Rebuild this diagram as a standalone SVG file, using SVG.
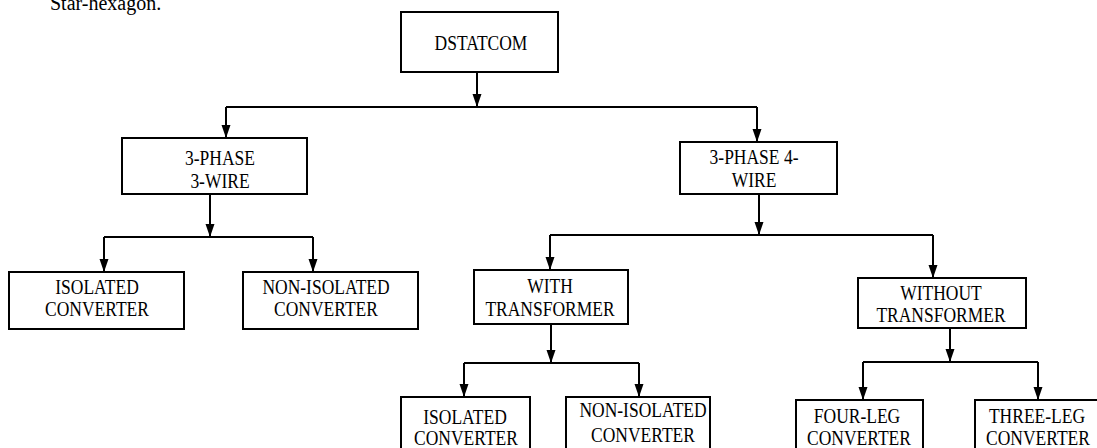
<svg xmlns="http://www.w3.org/2000/svg" width="1097" height="448" viewBox="0 0 1097 448">
  <style>
    .box { fill: #ffffff; stroke: #000000; stroke-width: 2; }
    .lbl { font-family: "Liberation Serif", "Times New Roman", serif; font-size: 17.5px; fill: #000000; text-anchor: middle; }
    .conn { fill: none; stroke: #000000; stroke-width: 2; }
    .arr { fill: none; stroke: #000000; stroke-width: 2; marker-end: url(#ah); }
    .cap { font-family: "Liberation Serif", "Times New Roman", serif; font-size: 20px; fill: #000000; }
  </style>
  <defs>
    <marker id="ah" markerUnits="userSpaceOnUse" markerWidth="13" markerHeight="10" refX="13" refY="5" orient="auto">
      <path d="M0,0.5 L13,5 L0,9.5 z" fill="#000000"/>
    </marker>
  </defs>
  <rect width="1097" height="448" fill="#ffffff"/>
  <text class="cap" x="50" y="10">Star-hexagon.</text>

  <g id="connectors">
    <line class="arr" x1="477" y1="72" x2="477" y2="107"/>
    <polyline class="conn" points="226,107 757,107"/>
    <line class="arr" x1="226" y1="107" x2="226" y2="138"/>
    <line class="arr" x1="757" y1="107" x2="757" y2="142"/>

    <line class="arr" x1="210" y1="194" x2="210" y2="237"/>
    <polyline class="conn" points="104,237 313,237"/>
    <line class="arr" x1="104" y1="237" x2="104" y2="272"/>
    <line class="arr" x1="313" y1="237" x2="313" y2="272"/>

    <line class="arr" x1="759" y1="194" x2="759" y2="235"/>
    <polyline class="conn" points="550,235 933,235"/>
    <line class="arr" x1="550" y1="235" x2="550" y2="270"/>
    <line class="arr" x1="933" y1="235" x2="933" y2="278"/>

    <line class="arr" x1="551" y1="324" x2="551" y2="363"/>
    <polyline class="conn" points="464,363 639,363"/>
    <line class="arr" x1="464" y1="363" x2="464" y2="397"/>
    <line class="arr" x1="639" y1="363" x2="639" y2="397"/>

    <line class="arr" x1="950" y1="328" x2="950" y2="362"/>
    <polyline class="conn" points="863,362 1038,362"/>
    <line class="arr" x1="863" y1="362" x2="863" y2="400"/>
    <line class="arr" x1="1038" y1="362" x2="1038" y2="400"/>
  </g>

  <g id="n_dstatcom">
    <rect class="box" x="401" y="12" width="157" height="60"/>
    <text class="lbl" transform="translate(481,50) scale(1,1.15)">DSTATCOM</text>
  </g>
  <g id="n_3p3w">
    <rect class="box" x="122" y="138" width="185" height="56"/>
    <text class="lbl" transform="translate(220,165) scale(1,1.15)">3-PHASE</text>
    <text class="lbl" transform="translate(220,188) scale(1,1.15)">3-WIRE</text>
  </g>
  <g id="n_3p4w">
    <rect class="box" x="680" y="142" width="157" height="52"/>
    <text class="lbl" transform="translate(754,164) scale(1,1.15)">3-PHASE 4-</text>
    <text class="lbl" transform="translate(754,187) scale(1,1.15)">WIRE</text>
  </g>
  <g id="n_iso1">
    <rect class="box" x="9" y="272" width="175" height="57"/>
    <text class="lbl" transform="translate(97,294) scale(1,1.15)">ISOLATED</text>
    <text class="lbl" transform="translate(97,316) scale(1,1.15)">CONVERTER</text>
  </g>
  <g id="n_noniso1">
    <rect class="box" x="243" y="272" width="175" height="57"/>
    <text class="lbl" transform="translate(326,294) scale(1,1.15)">NON-ISOLATED</text>
    <text class="lbl" transform="translate(326,316) scale(1,1.15)">CONVERTER</text>
  </g>
  <g id="n_with">
    <rect class="box" x="474" y="270" width="154" height="54"/>
    <text class="lbl" transform="translate(550,293) scale(1,1.15)">WITH</text>
    <text class="lbl" transform="translate(550,316) scale(1,1.15)">TRANSFORMER</text>
  </g>
  <g id="n_without">
    <rect class="box" x="858" y="278" width="168" height="50"/>
    <text class="lbl" transform="translate(941,300) scale(1,1.15)">WITHOUT</text>
    <text class="lbl" transform="translate(941,322) scale(1,1.15)">TRANSFORMER</text>
  </g>
  <g id="n_iso2">
    <rect class="box" x="401" y="397" width="129" height="60"/>
    <text class="lbl" transform="translate(465,424) scale(1,1.15)">ISOLATED</text>
    <text class="lbl" transform="translate(466,445) scale(1,1.15)">CONVERTER</text>
  </g>
  <g id="n_noniso2">
    <rect class="box" x="566" y="397" width="144" height="60"/>
    <text class="lbl" transform="translate(643,417) scale(1,1.15)">NON-ISOLATED</text>
    <text class="lbl" transform="translate(643,442) scale(1,1.15)">CONVERTER</text>
  </g>
  <g id="n_fourleg">
    <rect class="box" x="796" y="400" width="127" height="60"/>
    <text class="lbl" transform="translate(857,423) scale(1,1.15)">FOUR-LEG</text>
    <text class="lbl" transform="translate(859,445) scale(1,1.15)">CONVERTER</text>
  </g>
  <g id="n_threeleg">
    <rect class="box" x="975" y="400" width="130" height="60"/>
    <text class="lbl" transform="translate(1037,423) scale(1,1.15)">THREE-LEG</text>
    <text class="lbl" transform="translate(1038,445) scale(1,1.15)">CONVERTER</text>
  </g>
</svg>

^^^^

**BRIEF**
Return the listing above word for word, with the pictures removed.

**ANSWER**
Rebuild this diagram as a standalone SVG file, using SVG.
<svg xmlns="http://www.w3.org/2000/svg" width="1097" height="448" viewBox="0 0 1097 448">
  <style>
    .box { fill: #ffffff; stroke: #000000; stroke-width: 2; }
    .lbl { font-family: "Liberation Serif", "Times New Roman", serif; font-size: 17.5px; fill: #000000; text-anchor: middle; }
    .conn { fill: none; stroke: #000000; stroke-width: 2; }
    .arr { fill: none; stroke: #000000; stroke-width: 2; marker-end: url(#ah); }
    .cap { font-family: "Liberation Serif", "Times New Roman", serif; font-size: 20px; fill: #000000; }
  </style>
  <defs>
    <marker id="ah" markerUnits="userSpaceOnUse" markerWidth="13" markerHeight="10" refX="13" refY="5" orient="auto">
      <path d="M0,0.5 L13,5 L0,9.5 z" fill="#000000"/>
    </marker>
  </defs>
  <rect width="1097" height="448" fill="#ffffff"/>
  <text class="cap" x="50" y="10">Star-hexagon.</text>

  <g id="connectors">
    <line class="arr" x1="477" y1="72" x2="477" y2="107"/>
    <polyline class="conn" points="226,107 757,107"/>
    <line class="arr" x1="226" y1="107" x2="226" y2="138"/>
    <line class="arr" x1="757" y1="107" x2="757" y2="142"/>

    <line class="arr" x1="210" y1="194" x2="210" y2="237"/>
    <polyline class="conn" points="104,237 313,237"/>
    <line class="arr" x1="104" y1="237" x2="104" y2="272"/>
    <line class="arr" x1="313" y1="237" x2="313" y2="272"/>

    <line class="arr" x1="759" y1="194" x2="759" y2="235"/>
    <polyline class="conn" points="550,235 933,235"/>
    <line class="arr" x1="550" y1="235" x2="550" y2="270"/>
    <line class="arr" x1="933" y1="235" x2="933" y2="278"/>

    <line class="arr" x1="551" y1="324" x2="551" y2="363"/>
    <polyline class="conn" points="464,363 639,363"/>
    <line class="arr" x1="464" y1="363" x2="464" y2="397"/>
    <line class="arr" x1="639" y1="363" x2="639" y2="397"/>

    <line class="arr" x1="950" y1="328" x2="950" y2="362"/>
    <polyline class="conn" points="863,362 1038,362"/>
    <line class="arr" x1="863" y1="362" x2="863" y2="400"/>
    <line class="arr" x1="1038" y1="362" x2="1038" y2="400"/>
  </g>

  <g id="n_dstatcom">
    <rect class="box" x="401" y="12" width="157" height="60"/>
    <text class="lbl" transform="translate(481,50) scale(1,1.15)">DSTATCOM</text>
  </g>
  <g id="n_3p3w">
    <rect class="box" x="122" y="138" width="185" height="56"/>
    <text class="lbl" transform="translate(220,165) scale(1,1.15)">3-PHASE</text>
    <text class="lbl" transform="translate(220,188) scale(1,1.15)">3-WIRE</text>
  </g>
  <g id="n_3p4w">
    <rect class="box" x="680" y="142" width="157" height="52"/>
    <text class="lbl" transform="translate(754,164) scale(1,1.15)">3-PHASE 4-</text>
    <text class="lbl" transform="translate(754,187) scale(1,1.15)">WIRE</text>
  </g>
  <g id="n_iso1">
    <rect class="box" x="9" y="272" width="175" height="57"/>
    <text class="lbl" transform="translate(97,294) scale(1,1.15)">ISOLATED</text>
    <text class="lbl" transform="translate(97,316) scale(1,1.15)">CONVERTER</text>
  </g>
  <g id="n_noniso1">
    <rect class="box" x="243" y="272" width="175" height="57"/>
    <text class="lbl" transform="translate(326,294) scale(1,1.15)">NON-ISOLATED</text>
    <text class="lbl" transform="translate(326,316) scale(1,1.15)">CONVERTER</text>
  </g>
  <g id="n_with">
    <rect class="box" x="474" y="270" width="154" height="54"/>
    <text class="lbl" transform="translate(550,293) scale(1,1.15)">WITH</text>
    <text class="lbl" transform="translate(550,316) scale(1,1.15)">TRANSFORMER</text>
  </g>
  <g id="n_without">
    <rect class="box" x="858" y="278" width="168" height="50"/>
    <text class="lbl" transform="translate(941,300) scale(1,1.15)">WITHOUT</text>
    <text class="lbl" transform="translate(941,322) scale(1,1.15)">TRANSFORMER</text>
  </g>
  <g id="n_iso2">
    <rect class="box" x="401" y="397" width="129" height="60"/>
    <text class="lbl" transform="translate(465,424) scale(1,1.15)">ISOLATED</text>
    <text class="lbl" transform="translate(466,445) scale(1,1.15)">CONVERTER</text>
  </g>
  <g id="n_noniso2">
    <rect class="box" x="566" y="397" width="144" height="60"/>
    <text class="lbl" transform="translate(643,417) scale(1,1.15)">NON-ISOLATED</text>
    <text class="lbl" transform="translate(643,442) scale(1,1.15)">CONVERTER</text>
  </g>
  <g id="n_fourleg">
    <rect class="box" x="796" y="400" width="127" height="60"/>
    <text class="lbl" transform="translate(857,423) scale(1,1.15)">FOUR-LEG</text>
    <text class="lbl" transform="translate(859,445) scale(1,1.15)">CONVERTER</text>
  </g>
  <g id="n_threeleg">
    <rect class="box" x="975" y="400" width="130" height="60"/>
    <text class="lbl" transform="translate(1037,423) scale(1,1.15)">THREE-LEG</text>
    <text class="lbl" transform="translate(1038,445) scale(1,1.15)">CONVERTER</text>
  </g>
</svg>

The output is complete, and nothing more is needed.